» **SHORT PROBLEM**: Pick out every line holding the string "with" and copy it.

* Begin MATERIAL PROVIDED *

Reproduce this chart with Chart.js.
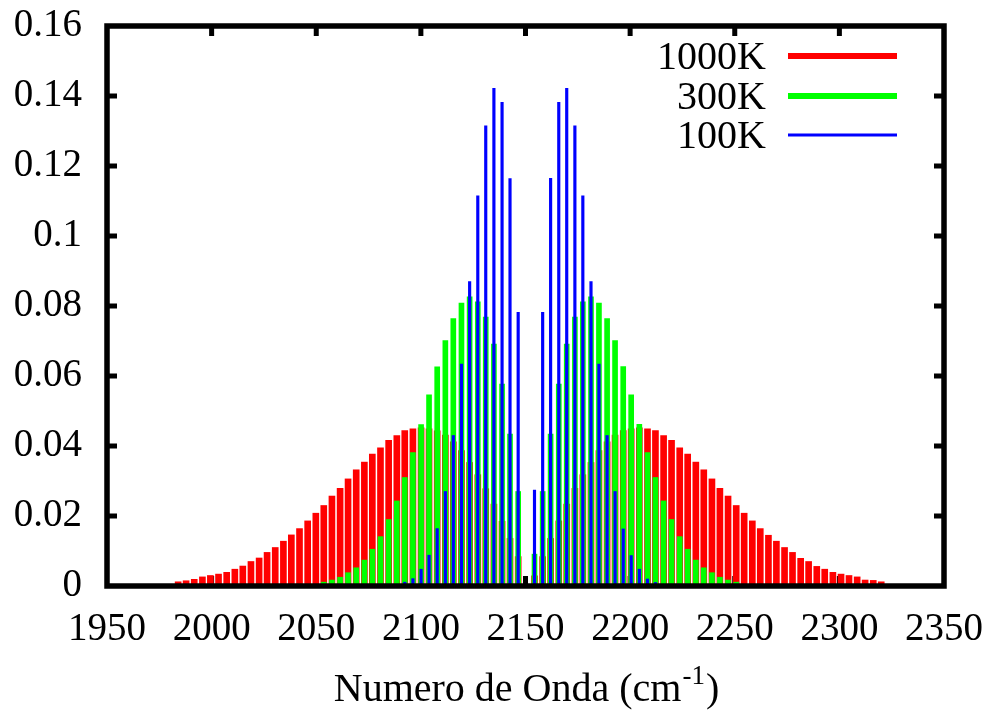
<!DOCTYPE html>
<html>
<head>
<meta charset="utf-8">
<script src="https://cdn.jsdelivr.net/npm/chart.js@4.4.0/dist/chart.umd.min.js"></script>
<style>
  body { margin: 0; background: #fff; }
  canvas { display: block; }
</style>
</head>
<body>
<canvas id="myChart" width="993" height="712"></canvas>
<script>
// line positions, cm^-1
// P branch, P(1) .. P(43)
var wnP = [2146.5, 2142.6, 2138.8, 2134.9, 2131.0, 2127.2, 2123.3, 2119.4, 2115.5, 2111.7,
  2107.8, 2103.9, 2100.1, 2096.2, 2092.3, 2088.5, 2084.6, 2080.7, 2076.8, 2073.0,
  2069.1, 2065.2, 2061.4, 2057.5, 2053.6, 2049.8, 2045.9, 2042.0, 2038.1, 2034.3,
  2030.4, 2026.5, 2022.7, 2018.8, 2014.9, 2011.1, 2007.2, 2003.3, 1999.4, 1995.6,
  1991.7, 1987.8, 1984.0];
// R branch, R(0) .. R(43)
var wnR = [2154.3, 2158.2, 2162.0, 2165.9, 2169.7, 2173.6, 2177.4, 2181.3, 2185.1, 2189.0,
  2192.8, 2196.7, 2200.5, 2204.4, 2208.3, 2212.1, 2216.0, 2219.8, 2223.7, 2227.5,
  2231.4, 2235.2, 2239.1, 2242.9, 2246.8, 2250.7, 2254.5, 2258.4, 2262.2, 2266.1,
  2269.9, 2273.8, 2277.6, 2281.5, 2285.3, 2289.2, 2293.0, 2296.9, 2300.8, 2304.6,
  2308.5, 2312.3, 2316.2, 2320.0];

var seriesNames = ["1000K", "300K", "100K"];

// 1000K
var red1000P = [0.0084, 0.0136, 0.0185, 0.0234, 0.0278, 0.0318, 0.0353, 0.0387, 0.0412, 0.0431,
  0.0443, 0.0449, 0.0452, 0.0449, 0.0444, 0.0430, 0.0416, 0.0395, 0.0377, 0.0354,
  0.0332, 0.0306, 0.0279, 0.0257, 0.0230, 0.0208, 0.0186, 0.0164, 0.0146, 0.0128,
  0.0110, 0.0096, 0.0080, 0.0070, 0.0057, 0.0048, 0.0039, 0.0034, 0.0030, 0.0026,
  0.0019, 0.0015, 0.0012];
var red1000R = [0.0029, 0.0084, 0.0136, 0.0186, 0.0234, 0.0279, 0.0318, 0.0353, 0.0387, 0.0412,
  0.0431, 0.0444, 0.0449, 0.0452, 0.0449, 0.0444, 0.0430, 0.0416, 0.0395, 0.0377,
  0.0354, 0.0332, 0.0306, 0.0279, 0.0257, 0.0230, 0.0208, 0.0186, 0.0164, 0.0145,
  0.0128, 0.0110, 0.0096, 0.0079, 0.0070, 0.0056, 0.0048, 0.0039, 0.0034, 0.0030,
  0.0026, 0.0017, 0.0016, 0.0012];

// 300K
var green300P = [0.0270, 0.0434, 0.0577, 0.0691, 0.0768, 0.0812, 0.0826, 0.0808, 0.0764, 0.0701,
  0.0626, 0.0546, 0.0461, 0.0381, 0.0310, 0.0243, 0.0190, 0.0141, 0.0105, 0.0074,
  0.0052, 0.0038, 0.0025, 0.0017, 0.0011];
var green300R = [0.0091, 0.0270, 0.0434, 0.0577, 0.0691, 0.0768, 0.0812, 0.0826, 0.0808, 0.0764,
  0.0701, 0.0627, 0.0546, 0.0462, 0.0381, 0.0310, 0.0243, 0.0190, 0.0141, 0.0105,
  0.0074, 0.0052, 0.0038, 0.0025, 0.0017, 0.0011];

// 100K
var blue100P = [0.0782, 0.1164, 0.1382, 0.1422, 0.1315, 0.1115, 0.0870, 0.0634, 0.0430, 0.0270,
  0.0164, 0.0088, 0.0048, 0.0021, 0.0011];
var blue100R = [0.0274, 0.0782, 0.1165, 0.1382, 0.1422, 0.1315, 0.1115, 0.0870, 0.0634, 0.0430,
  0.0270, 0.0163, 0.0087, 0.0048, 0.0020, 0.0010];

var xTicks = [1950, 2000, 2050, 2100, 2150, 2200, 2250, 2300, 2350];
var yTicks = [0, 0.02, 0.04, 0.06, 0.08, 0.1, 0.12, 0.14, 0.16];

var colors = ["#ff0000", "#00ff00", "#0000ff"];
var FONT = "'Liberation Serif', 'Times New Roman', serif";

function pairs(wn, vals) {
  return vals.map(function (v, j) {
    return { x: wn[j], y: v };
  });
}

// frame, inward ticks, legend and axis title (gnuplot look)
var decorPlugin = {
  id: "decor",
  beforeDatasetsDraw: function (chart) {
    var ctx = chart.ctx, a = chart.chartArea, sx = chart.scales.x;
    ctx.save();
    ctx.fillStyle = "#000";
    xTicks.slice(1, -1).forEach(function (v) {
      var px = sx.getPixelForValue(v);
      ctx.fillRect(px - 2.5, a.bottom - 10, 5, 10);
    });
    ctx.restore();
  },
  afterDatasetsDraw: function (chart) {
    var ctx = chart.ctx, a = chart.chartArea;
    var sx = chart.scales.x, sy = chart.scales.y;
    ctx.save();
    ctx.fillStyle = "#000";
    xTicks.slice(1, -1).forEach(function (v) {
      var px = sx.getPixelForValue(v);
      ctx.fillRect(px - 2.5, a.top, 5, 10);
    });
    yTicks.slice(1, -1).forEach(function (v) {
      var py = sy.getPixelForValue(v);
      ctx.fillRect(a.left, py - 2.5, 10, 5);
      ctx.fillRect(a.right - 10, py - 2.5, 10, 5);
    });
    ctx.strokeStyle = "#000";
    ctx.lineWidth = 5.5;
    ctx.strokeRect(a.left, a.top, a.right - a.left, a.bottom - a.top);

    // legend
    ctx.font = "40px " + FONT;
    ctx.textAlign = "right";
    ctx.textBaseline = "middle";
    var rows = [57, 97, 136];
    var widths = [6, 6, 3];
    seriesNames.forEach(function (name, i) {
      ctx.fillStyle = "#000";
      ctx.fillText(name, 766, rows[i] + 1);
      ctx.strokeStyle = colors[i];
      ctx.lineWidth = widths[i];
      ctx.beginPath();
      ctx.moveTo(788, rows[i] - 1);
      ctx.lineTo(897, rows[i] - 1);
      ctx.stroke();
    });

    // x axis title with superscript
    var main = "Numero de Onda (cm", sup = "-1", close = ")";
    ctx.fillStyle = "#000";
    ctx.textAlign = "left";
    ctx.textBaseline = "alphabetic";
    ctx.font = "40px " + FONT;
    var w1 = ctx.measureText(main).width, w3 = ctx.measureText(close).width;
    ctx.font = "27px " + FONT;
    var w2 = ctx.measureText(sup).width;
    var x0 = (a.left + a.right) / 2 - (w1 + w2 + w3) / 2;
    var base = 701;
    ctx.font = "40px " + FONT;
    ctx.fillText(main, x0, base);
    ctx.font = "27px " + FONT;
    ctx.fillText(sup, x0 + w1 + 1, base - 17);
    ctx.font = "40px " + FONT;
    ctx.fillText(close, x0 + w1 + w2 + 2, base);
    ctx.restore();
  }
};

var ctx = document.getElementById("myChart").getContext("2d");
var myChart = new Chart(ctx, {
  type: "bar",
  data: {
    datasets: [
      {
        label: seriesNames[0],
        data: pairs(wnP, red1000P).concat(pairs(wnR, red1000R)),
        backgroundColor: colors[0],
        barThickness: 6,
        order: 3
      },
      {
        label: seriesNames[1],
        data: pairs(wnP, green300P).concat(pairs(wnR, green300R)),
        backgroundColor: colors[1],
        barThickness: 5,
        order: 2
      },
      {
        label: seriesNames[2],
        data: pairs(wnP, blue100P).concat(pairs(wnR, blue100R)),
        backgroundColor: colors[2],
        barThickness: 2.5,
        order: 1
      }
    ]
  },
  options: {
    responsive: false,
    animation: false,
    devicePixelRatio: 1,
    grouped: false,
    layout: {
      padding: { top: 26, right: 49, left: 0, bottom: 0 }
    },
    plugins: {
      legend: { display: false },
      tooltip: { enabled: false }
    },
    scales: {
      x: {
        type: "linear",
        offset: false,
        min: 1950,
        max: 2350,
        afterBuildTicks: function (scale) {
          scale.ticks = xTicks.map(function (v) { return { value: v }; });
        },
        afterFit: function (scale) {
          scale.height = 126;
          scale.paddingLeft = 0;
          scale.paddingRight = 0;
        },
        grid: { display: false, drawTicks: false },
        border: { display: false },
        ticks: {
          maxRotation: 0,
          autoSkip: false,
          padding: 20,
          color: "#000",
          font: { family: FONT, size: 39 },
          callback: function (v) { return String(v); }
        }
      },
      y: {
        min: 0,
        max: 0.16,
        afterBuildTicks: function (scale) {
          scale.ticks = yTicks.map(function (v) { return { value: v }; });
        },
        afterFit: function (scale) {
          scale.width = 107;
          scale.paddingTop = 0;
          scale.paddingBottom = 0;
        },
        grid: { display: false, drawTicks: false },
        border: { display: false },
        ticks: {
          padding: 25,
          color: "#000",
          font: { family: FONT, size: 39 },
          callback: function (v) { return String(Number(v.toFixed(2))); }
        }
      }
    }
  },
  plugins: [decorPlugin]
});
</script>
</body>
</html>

* End MATERIAL PROVIDED *

» **RESULT FOR THIS EXERCISE**:
Reproduce this chart with Chart.js.
    // x axis title with superscript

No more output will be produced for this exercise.